One night at the Beacon theater in nyc, I found out what a difference a righteous sound man made when we played out. We were opening for Styx, an unlikely pairing. But this sound man had us pumping – I mean I could feel the whole building shaking. And it wasn’t just that we were loud; we were really loud, and it sounded really good. This guy had the balance between the stage monitors and the house set just right, so we could still hear ourselves over the enormous volume of the mains. I could hear each voice. I could hear the blend. It wasn’t muddy. It was sharp as a shiv, and it was freakin’ loud.
Before that night, we had seen a wobbly procession of mixers, ranging from spectacularly awful to barely sentient. We were, in a way, neglecting a very important, if temporary, group member, since the very soul of the band is in this person’s hands during a concert. If you pissed him off at sound check, he might hit the ‘suck’ button on the mixing console during your solo.
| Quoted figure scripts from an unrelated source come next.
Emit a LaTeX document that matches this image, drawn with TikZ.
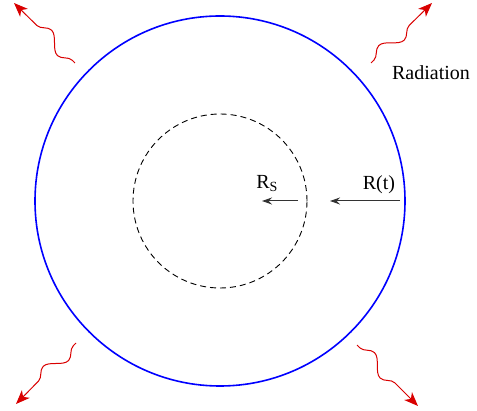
\documentclass[tikz,border=0pt]{standalone}
\usepackage{fontspec}
\setmainfont{Liberation Serif}
\usetikzlibrary{arrows.meta, decorations.pathmorphing}
\tikzset{
    shell/.style={draw=blue, line width=0.8pt},
    horizon/.style={draw=black, line width=0.45pt, dash pattern=on 3pt off 2pt},
    shrink/.style={draw=black!80, line width=0.5pt, -{Stealth[length=5pt, width=3.5pt]}},
    wave/.style={draw=red!85!black, line width=0.5pt, -{Stealth[length=7pt, width=5.5pt, inset=2pt]},
        decorate, decoration={snake, amplitude=3.5pt, segment length=22pt, post length=6pt, pre length=2pt}}
}
\begin{document}
\begin{tikzpicture}[x=0.5pt, y=-0.5pt]
    \useasboundingbox (0,0) rectangle (477,411);
    \coordinate (centre) at (220,201);
    \draw [shell] (centre) circle [radius=92.5pt];
    \draw [horizon] (centre) circle [radius=43.5pt];

    % shrinking radius
    \coordinate (rt) at (400,201);
    \coordinate (rtend) at (330,201);
    \coordinate (rs) at (298,201);
    \coordinate (rsend) at (262,201);
    \draw [shrink] (rt) -- node[pos=0.3, above] {R(t)} (rtend);
    \draw [shrink] (rs) -- node[pos=0.85, above, yshift=1pt] {R\textsubscript{S}} (rsend);

    % outgoing radiation
    \coordinate (w1) at (75,63);   \coordinate (t1) at (14,3);
    \coordinate (w2) at (371,63);  \coordinate (t2) at (432,3);
    \coordinate (w3) at (76,343);  \coordinate (t3) at (16,404);
    \coordinate (w4) at (357,345); \coordinate (t4) at (418,406);
    \draw [wave] (w1) -- (t1);
    \draw [wave] (w2) -- (t2);
    \draw [wave] (w3) -- (t3);
    \draw [wave] (w4) -- (t4);
    \node (rad) at (431,73) {Radiation};
\end{tikzpicture}
\end{document}
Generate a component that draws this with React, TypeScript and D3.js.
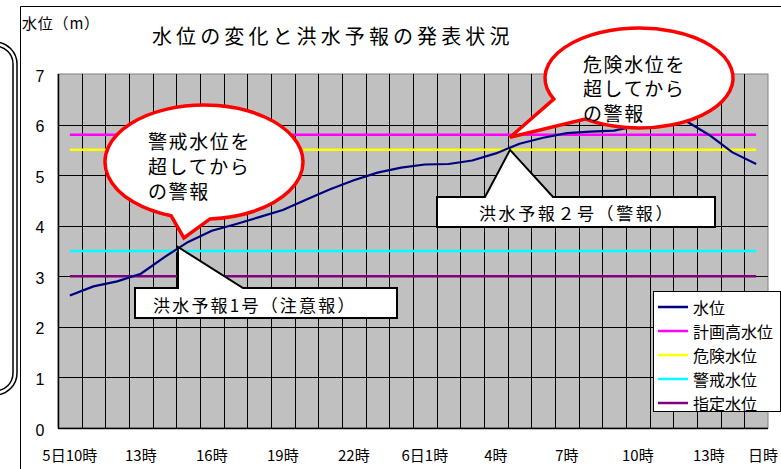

Ok, so there is no ‘suck’ button, per se, but there are all those other buttons and sliders and knobs that can create havoc in the hands of the disaffected or the merely incompetent, and hoo boy are there lots of those. The incompetents break down into two categories - the criminally incompetent and the clueless disasters.
The criminally incompetent are usually the most entertaining, but the clueless disasters are the most fun to watch when things go wrong.
Criminal incompetence can be disguised as helplessness. The classic was the asshat who showed up with a truck full of gear, most of it broken or damaged, and claimed it was because the night before he had to do a reggae show and the performers ‘broke his gear’. Uh, yeah, right. Somehow that crappy excuse was supposed to make it all right for him to pimp our gig with busted speakers, fried mixing boards and malfunctioning mics. We were supposed to feel sorry for him, I think, and shrug our shoulders and stumble through a crummy sounding concert full of pops, buzzes, and anemic mixes. My solution was to not pay him. Of course he wasn’t happy. He’d been ‘doing his best,’ but his best sucked, and cheated both our audience and us. He had to share the pain.
The difference between criminally incompetent and clueless disaster is, more than anything, a matter of attitude. A criminally incompetent soundman is really just a clueless disaster with a bad attitude.
Under the heading of clueless disasters are all those faux sound people who don’t know what to do with a stage full of open microphones. Until in-ear systems evolved, everyone was stuck with monitors, and mixing was, and in many cases still is a high wire act in which one must balance the monitors, the mics, and the house speakers, trying for maximum volume and clarity without feedback. Good mixers can do it. Clueless disasters are not only unprepared for feedback, but they don’t know how to eliminate it and panic when it occurs. The worst are immobilized, like deer in headlights. I hit a deer on the road last week – unavoidable accident – but in the moment before my bumper made contact with deer hide, I caught for one terrible moment the look in the deer’s eyes, and it reminded me of a really, really bad sound man we once used, and it took all my willpower to jam on the brakes. The sound person in question was, like the deer (who survived), frozen in panic as we were all lashed with vicious feedback. I had to go over to his mixing board and pull down the faders myself, after which I had to struggle against the mighty urge to club him senseless with my mic.
I know that I’ve used this forum as a bully pulpit to lash out at crummy sound people before, and I apologize for boring you and repeating myself. But it’s really tough when you’ve been working like crazy to polish your act only to have it sabotaged by a moron at the controls. You work too hard to allow that to happen. Sometimes there’s no choice.
Television shows, especially network TV, can be great exposure, but the control rooms of many of those shows are infested with ‘lifers’, tenured, un-fireable union hands whose technical abilities are, shall we say, questionable. They are therefore extremely protective of their turf. No one can touch their boards or their gear, and most of them don’t take kindly to being watched, monitored, or approached with suggestions or requests. Our soundman was routinely kicked out of TV mixing booths, shoved, yelled at, belittled, and otherwise abused for his attempts to make us sound good on air. Many times we listened helplessly to playback that singled out one voice – never the lead – and drowned out the others. When we asked our sound guy what the hell happened, he would shrug and tell us that they made him stand in the corner and shut up, or leave the booth altogether. He’d whisper that the man at the board had only ten percent of his hearing left, and only in one ear, plus a bad case of the shakes that prevented him from moving faders smoothly or depressing the correct button at the correct time. He’d go for a mute button, but his shaky finger would find the ‘suck’ button every time. Our sound guy occasionally offered to help, until the time that he was grabbed by the shirt and threatened with sexual mutilation by a studio tech who couldn’t figure out how to set up a mix and didn’t want to be coached. But hey, at least our soundman tried!
When you find a good sound person, treat him or her well!! You’ll be glad you did. Like it or not, your sound tech is the most important member of your band come show time.